• **Set problem**: Give every line again exactly as it appears, please, but not the pictures.
━━ Data
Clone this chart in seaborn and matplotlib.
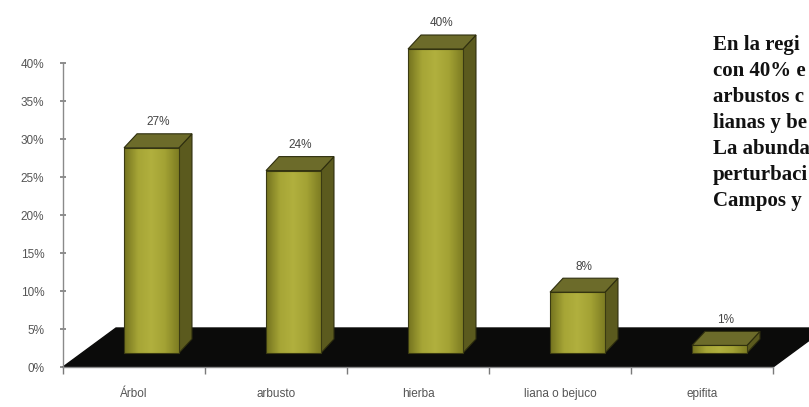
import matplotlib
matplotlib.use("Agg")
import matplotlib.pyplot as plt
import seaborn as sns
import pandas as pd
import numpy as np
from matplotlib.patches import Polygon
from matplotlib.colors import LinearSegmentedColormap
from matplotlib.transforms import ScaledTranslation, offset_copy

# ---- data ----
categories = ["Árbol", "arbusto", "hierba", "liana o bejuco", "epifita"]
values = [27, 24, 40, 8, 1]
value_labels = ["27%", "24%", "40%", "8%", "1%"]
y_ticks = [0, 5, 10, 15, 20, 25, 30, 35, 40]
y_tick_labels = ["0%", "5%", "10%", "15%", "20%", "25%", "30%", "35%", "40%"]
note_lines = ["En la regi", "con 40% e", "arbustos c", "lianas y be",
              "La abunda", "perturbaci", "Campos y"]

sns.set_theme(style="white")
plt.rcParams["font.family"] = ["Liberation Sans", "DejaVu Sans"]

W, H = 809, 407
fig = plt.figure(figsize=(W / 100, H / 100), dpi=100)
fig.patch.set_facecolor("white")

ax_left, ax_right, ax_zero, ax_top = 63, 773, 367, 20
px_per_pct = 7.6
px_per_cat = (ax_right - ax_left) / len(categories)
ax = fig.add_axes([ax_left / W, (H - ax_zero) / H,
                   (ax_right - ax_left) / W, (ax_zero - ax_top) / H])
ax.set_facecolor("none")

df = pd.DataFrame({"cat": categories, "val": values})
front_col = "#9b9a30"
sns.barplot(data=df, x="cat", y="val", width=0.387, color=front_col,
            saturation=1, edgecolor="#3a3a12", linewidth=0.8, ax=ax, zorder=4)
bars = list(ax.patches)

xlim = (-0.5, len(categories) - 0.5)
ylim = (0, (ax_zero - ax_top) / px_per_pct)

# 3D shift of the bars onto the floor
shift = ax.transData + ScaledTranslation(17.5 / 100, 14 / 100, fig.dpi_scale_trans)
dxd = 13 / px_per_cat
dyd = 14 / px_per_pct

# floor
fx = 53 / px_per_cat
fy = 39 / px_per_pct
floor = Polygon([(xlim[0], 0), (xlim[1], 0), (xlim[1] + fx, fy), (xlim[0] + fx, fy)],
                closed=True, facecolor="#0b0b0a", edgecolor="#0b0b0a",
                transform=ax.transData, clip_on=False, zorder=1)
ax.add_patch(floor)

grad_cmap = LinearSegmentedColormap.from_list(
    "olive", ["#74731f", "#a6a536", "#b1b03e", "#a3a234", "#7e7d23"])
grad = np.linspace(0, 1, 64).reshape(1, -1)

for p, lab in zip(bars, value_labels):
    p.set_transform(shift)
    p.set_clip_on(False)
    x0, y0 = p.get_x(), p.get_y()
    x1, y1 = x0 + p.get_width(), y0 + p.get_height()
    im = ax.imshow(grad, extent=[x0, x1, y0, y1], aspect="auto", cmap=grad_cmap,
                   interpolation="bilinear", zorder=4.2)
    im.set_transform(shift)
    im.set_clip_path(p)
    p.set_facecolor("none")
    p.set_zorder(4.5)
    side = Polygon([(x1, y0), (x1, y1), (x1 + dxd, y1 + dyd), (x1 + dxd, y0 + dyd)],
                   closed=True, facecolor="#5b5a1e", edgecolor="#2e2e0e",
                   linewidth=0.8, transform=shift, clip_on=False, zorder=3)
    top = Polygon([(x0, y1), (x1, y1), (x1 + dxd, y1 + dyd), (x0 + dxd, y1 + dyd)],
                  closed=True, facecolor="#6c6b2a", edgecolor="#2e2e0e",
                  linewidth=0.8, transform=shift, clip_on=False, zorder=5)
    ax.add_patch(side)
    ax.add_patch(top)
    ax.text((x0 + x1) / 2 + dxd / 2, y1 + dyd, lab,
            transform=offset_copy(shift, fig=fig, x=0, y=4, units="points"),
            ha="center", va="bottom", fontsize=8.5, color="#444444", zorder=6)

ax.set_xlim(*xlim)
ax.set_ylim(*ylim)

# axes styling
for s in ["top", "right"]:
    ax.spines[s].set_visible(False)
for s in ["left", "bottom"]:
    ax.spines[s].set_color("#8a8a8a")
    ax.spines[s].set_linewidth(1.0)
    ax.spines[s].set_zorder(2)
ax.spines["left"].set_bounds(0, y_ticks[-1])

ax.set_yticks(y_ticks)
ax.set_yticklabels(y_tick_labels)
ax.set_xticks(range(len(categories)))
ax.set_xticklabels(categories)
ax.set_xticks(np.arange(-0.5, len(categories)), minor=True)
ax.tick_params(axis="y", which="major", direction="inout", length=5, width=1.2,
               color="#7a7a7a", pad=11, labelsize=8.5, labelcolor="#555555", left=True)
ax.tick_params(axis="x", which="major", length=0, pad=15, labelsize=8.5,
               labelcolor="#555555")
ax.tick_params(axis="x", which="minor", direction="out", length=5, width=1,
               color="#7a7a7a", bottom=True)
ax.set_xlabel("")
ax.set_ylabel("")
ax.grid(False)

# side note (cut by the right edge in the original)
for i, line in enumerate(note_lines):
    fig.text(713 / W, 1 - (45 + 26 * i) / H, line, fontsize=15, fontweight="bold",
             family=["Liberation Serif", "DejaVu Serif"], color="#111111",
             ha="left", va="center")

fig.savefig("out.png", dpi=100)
━━━━
• **Finished answer**:
Clone this chart in seaborn and matplotlib.
import matplotlib
matplotlib.use("Agg")
import matplotlib.pyplot as plt
import seaborn as sns
import pandas as pd
import numpy as np
from matplotlib.patches import Polygon
from matplotlib.colors import LinearSegmentedColormap
from matplotlib.transforms import ScaledTranslation, offset_copy

# ---- data ----
categories = ["Árbol", "arbusto", "hierba", "liana o bejuco", "epifita"]
values = [27, 24, 40, 8, 1]
value_labels = ["27%", "24%", "40%", "8%", "1%"]
y_ticks = [0, 5, 10, 15, 20, 25, 30, 35, 40]
y_tick_labels = ["0%", "5%", "10%", "15%", "20%", "25%", "30%", "35%", "40%"]
note_lines = ["En la regi", "con 40% e", "arbustos c", "lianas y be",
              "La abunda", "perturbaci", "Campos y"]

sns.set_theme(style="white")
plt.rcParams["font.family"] = ["Liberation Sans", "DejaVu Sans"]

W, H = 809, 407
fig = plt.figure(figsize=(W / 100, H / 100), dpi=100)
fig.patch.set_facecolor("white")

ax_left, ax_right, ax_zero, ax_top = 63, 773, 367, 20
px_per_pct = 7.6
px_per_cat = (ax_right - ax_left) / len(categories)
ax = fig.add_axes([ax_left / W, (H - ax_zero) / H,
                   (ax_right - ax_left) / W, (ax_zero - ax_top) / H])
ax.set_facecolor("none")

df = pd.DataFrame({"cat": categories, "val": values})
front_col = "#9b9a30"
sns.barplot(data=df, x="cat", y="val", width=0.387, color=front_col,
            saturation=1, edgecolor="#3a3a12", linewidth=0.8, ax=ax, zorder=4)
bars = list(ax.patches)

xlim = (-0.5, len(categories) - 0.5)
ylim = (0, (ax_zero - ax_top) / px_per_pct)

# 3D shift of the bars onto the floor
shift = ax.transData + ScaledTranslation(17.5 / 100, 14 / 100, fig.dpi_scale_trans)
dxd = 13 / px_per_cat
dyd = 14 / px_per_pct

# floor
fx = 53 / px_per_cat
fy = 39 / px_per_pct
floor = Polygon([(xlim[0], 0), (xlim[1], 0), (xlim[1] + fx, fy), (xlim[0] + fx, fy)],
                closed=True, facecolor="#0b0b0a", edgecolor="#0b0b0a",
                transform=ax.transData, clip_on=False, zorder=1)
ax.add_patch(floor)

grad_cmap = LinearSegmentedColormap.from_list(
    "olive", ["#74731f", "#a6a536", "#b1b03e", "#a3a234", "#7e7d23"])
grad = np.linspace(0, 1, 64).reshape(1, -1)

for p, lab in zip(bars, value_labels):
    p.set_transform(shift)
    p.set_clip_on(False)
    x0, y0 = p.get_x(), p.get_y()
    x1, y1 = x0 + p.get_width(), y0 + p.get_height()
    im = ax.imshow(grad, extent=[x0, x1, y0, y1], aspect="auto", cmap=grad_cmap,
                   interpolation="bilinear", zorder=4.2)
    im.set_transform(shift)
    im.set_clip_path(p)
    p.set_facecolor("none")
    p.set_zorder(4.5)
    side = Polygon([(x1, y0), (x1, y1), (x1 + dxd, y1 + dyd), (x1 + dxd, y0 + dyd)],
                   closed=True, facecolor="#5b5a1e", edgecolor="#2e2e0e",
                   linewidth=0.8, transform=shift, clip_on=False, zorder=3)
    top = Polygon([(x0, y1), (x1, y1), (x1 + dxd, y1 + dyd), (x0 + dxd, y1 + dyd)],
                  closed=True, facecolor="#6c6b2a", edgecolor="#2e2e0e",
                  linewidth=0.8, transform=shift, clip_on=False, zorder=5)
    ax.add_patch(side)
    ax.add_patch(top)
    ax.text((x0 + x1) / 2 + dxd / 2, y1 + dyd, lab,
            transform=offset_copy(shift, fig=fig, x=0, y=4, units="points"),
            ha="center", va="bottom", fontsize=8.5, color="#444444", zorder=6)

ax.set_xlim(*xlim)
ax.set_ylim(*ylim)

# axes styling
for s in ["top", "right"]:
    ax.spines[s].set_visible(False)
for s in ["left", "bottom"]:
    ax.spines[s].set_color("#8a8a8a")
    ax.spines[s].set_linewidth(1.0)
    ax.spines[s].set_zorder(2)
ax.spines["left"].set_bounds(0, y_ticks[-1])

ax.set_yticks(y_ticks)
ax.set_yticklabels(y_tick_labels)
ax.set_xticks(range(len(categories)))
ax.set_xticklabels(categories)
ax.set_xticks(np.arange(-0.5, len(categories)), minor=True)
ax.tick_params(axis="y", which="major", direction="inout", length=5, width=1.2,
               color="#7a7a7a", pad=11, labelsize=8.5, labelcolor="#555555", left=True)
ax.tick_params(axis="x", which="major", length=0, pad=15, labelsize=8.5,
               labelcolor="#555555")
ax.tick_params(axis="x", which="minor", direction="out", length=5, width=1,
               color="#7a7a7a", bottom=True)
ax.set_xlabel("")
ax.set_ylabel("")
ax.grid(False)

# side note (cut by the right edge in the original)
for i, line in enumerate(note_lines):
    fig.text(713 / W, 1 - (45 + 26 * i) / H, line, fontsize=15, fontweight="bold",
             family=["Liberation Serif", "DejaVu Serif"], color="#111111",
             ha="left", va="center")

fig.savefig("out.png", dpi=100)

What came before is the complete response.